Bank of America Corp., Citigroup Inc. and Credit Suisse Group AG were among 16 of the world’s biggest banks sued by the U.S. Federal Deposit Insurance Corp. for allegedly manipulating the London interbank offered rate from 2007 to 2011.
The FDIC, acting as receiver for 38 failed banks including Washington Mutual Bank, IndyMac Bank FSB and Colonial Bank, claimed that institutions sitting on the U.S. dollar Libor panel “fraudulently and collusively suppressed” the rate.
Also named in the suit, filed in Manhattan federal court, is the British Bankers Association, an industry group that oversaw Libor.

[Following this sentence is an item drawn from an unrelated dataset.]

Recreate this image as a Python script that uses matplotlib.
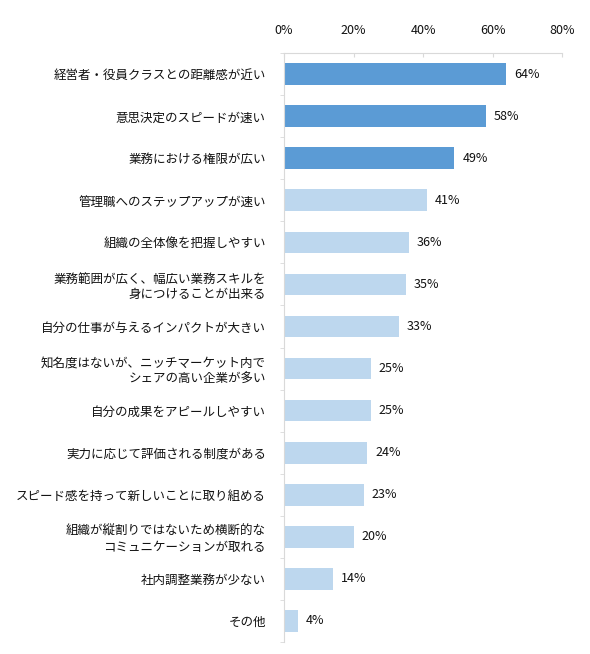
import numpy as np
import matplotlib
matplotlib.use("Agg")
import matplotlib.pyplot as plt
from matplotlib.ticker import FuncFormatter

plt.rcParams['font.family'] = ['Noto Sans CJK JP', 'DejaVu Sans']

labels = [
    "経営者・役員クラスとの距離感が近い",
    "意思決定のスピードが速い",
    "業務における権限が広い",
    "管理職へのステップアップが速い",
    "組織の全体像を把握しやすい",
    "業務範囲が広く、幅広い業務スキルを\n身につけることが出来る",
    "自分の仕事が与えるインパクトが大きい",
    "知名度はないが、ニッチマーケット内で\nシェアの高い企業が多い",
    "自分の成果をアピールしやすい",
    "実力に応じて評価される制度がある",
    "スピード感を持って新しいことに取り組める",
    "組織が縦割りではないため横断的な\nコミュニケーションが取れる",
    "社内調整業務が少ない",
    "その他",
]
values = [64, 58, 49, 41, 36, 35, 33, 25, 25, 24, 23, 20, 14, 4]
n_dark = 3
dark = "#5B9BD5"
light = "#BDD7EE"
grid_c = "#D9D9D9"

fig = plt.figure(figsize=(5.9, 6.54), dpi=100)
ax = fig.add_axes([0.4814, 0.0188, 0.4712, 0.8997])

y = np.arange(len(values))
colors = [dark if i < n_dark else light for i in range(len(values))]
ax.barh(y, values, height=0.52, color=colors)

for yi, v in zip(y, values):
    ax.text(v + 2.3, yi, f"{v}%", va="center", ha="left", fontsize=9, color="#111111")

ax.set_xlim(0, 80)
ax.set_ylim(len(values) - 0.5, -0.5)
ax.xaxis.tick_top()
ax.set_xticks([0, 20, 40, 60, 80])
ax.xaxis.set_major_formatter(FuncFormatter(lambda v, p: f"{int(v)}%"))
ax.tick_params(axis="x", direction="in", length=3, color=grid_c, pad=12,
               labelsize=9, labelcolor="#111111")

ax.set_yticks(y)
ax.set_yticklabels(labels, fontsize=9, color="#111111", linespacing=1.25)
ax.set_yticks(np.arange(len(values) + 1) - 0.5, minor=True)
ax.tick_params(axis="y", which="major", length=0, pad=13)
ax.tick_params(axis="y", which="minor", length=3, color=grid_c)

for s in ["right", "bottom"]:
    ax.spines[s].set_visible(False)
ax.spines["top"].set_color(grid_c)
ax.spines["left"].set_color(grid_c)

fig.savefig("out.png", dpi=100)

Regulators around the world have been probing whether firms colluded to manipulate interest-rate benchmarks including Libor, which affects more than $300 trillion of securities worldwide.
Financial institutions have paid about $6 billion so far to resolve criminal and civil claims in the U.S. and Europe that they manipulated benchmark interest rates.
The cost for global investment banks could climb to $46 billion, analysts at KBW, a unit of Stifel Financial Corp., said in a report last year. JPMorgan Chase & Co. and HSBC Holdings Plc may face a European Union complaint as soon as next month from the bloc’s antitrust chief.